Tips

The following guides will be useful when preparing your artifact:

Here are some general tips to make life easier for both artifact authors and evaluators:

  • Automate as much as possible, you will save a lot of time in the end from not having to re-run experiments that suffered from human error. This is feasible even for artifacts that need multiple nodes or to replicate configuration in multiple places. See this repository for an example of artifact automation with Docker.

  • Try out your own artifact on a blank environment, following the steps you documented. One lightweight way to do this is to create a Docker container from a base OS image, such as ubuntu:latest. You can also use a virtual machine or even provision a real machine if you have the infrastructure to do so.

  • Log both successes and failures, so that users know that something happened. Avoid logging unnecessary or confusing information, such as verbose output or failures that are actually expected. Log potential issues, such as an optional but recommended library not being present.

  • Measure resource use using tools such as mpstat, iostat, vmstat, and ifstat to measure CPU, I/O, memory, and network use respectively on Linux, or /usr/bin/time -v to measures the time and memory used by a command also on Linux.
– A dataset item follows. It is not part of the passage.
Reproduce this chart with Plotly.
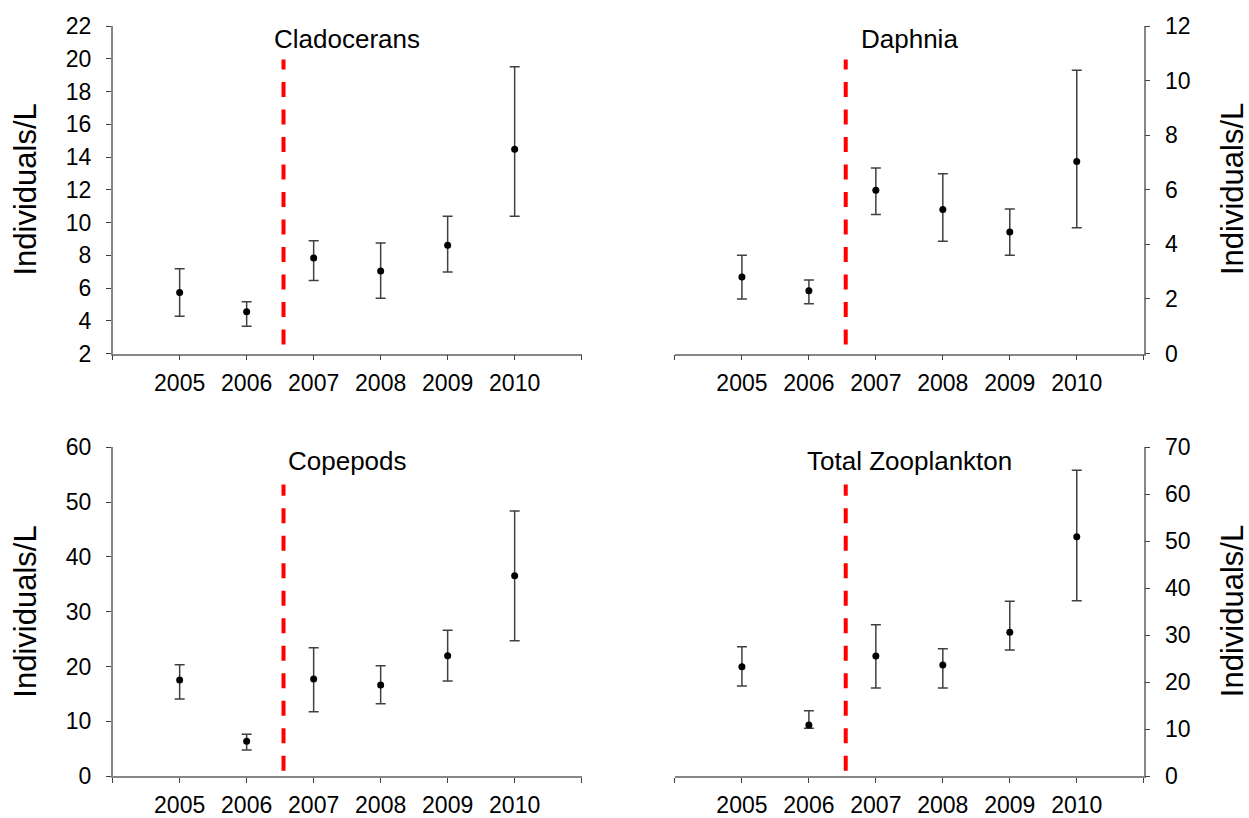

This lets users know what to expect.

Checklists

Unfortunately, artifacts sometimes miss badges because they were not tested on a clean setup, or not documented enough, or because running experiments is too error-prone due to complex manual steps. This year, we provide checklists for authors and evaluators to help prepare and evaluate artifacts, minimizing the risk of an artifact unnecessarily missing a badge.

Artifact Available

  • The artifact is available on a public website with a specific version such as a git commit
  • The artifact has a “read me” file with a reference to the paper
  • Ideally, the artifact should have a license that at least allows use for comparison purposes

Artifacts must meet these criteria at the time of evaluation. Promises of future availability, such as artifacts “temporarily” gated behind credentials given to evaluators, are not enough.

Artifact Functional

  • The artifact has a “read me” file with high-level documentation:
    • A description, such as which folders correspond to code, benchmarks, data, …
    • A list of supported environments, including OS, specific hardware if necessary, …
    • Compilation and running instructions, including dependencies and pre-installation steps, with a reasonable degree of automation such as scripts to download and build exotic dependencies
    • Configuration instructions, such as selecting IP addresses or disks
    • Usage instructions, such as analyzing a new data set
    • Instructions for a “minimal working example”
  • The artifact has documentation explaining the high-level organization of modules, and code comments explaining non-obvious code, such that other researchers can fully understand it
  • The artifact contains all components the paper describes using the same terminology as the paper, and no obsolete code/data
  • If the artifact includes a container/VM, it must also contain a script to create it from scratch

Artifacts must be usable on other machines than the authors’, though they may require hardware such as specific network cards. Information such as IP addresses must not be hardcoded.

Results Reproduced

  • The artifact has a “read me” file that documents:
    • The exact environment the authors used, including OS version and any special hardware
    • The exact commands to run to reproduce each claim from the paper
    • The approximate resources used per claim, such as “5 minutes, 1 GB of disk space”
    • The scripts to reproduce claims are documented, allowing researchers to ensure they correspond to the claims; merely producing the right output is not enough
  • The artifact’s external dependencies are fetched from well-known sources such as official websites or GitHub repositories
    • Changes to such dependencies should be clearly separated, such as using a patch file or a repository fork with a clear commit history

The amount of manual work, such as writing configuration files, should be reasonably minimized. In particular, there should be no redundant manual steps such as writing the same configuration values in multiple places, as this inevitably leads to human error.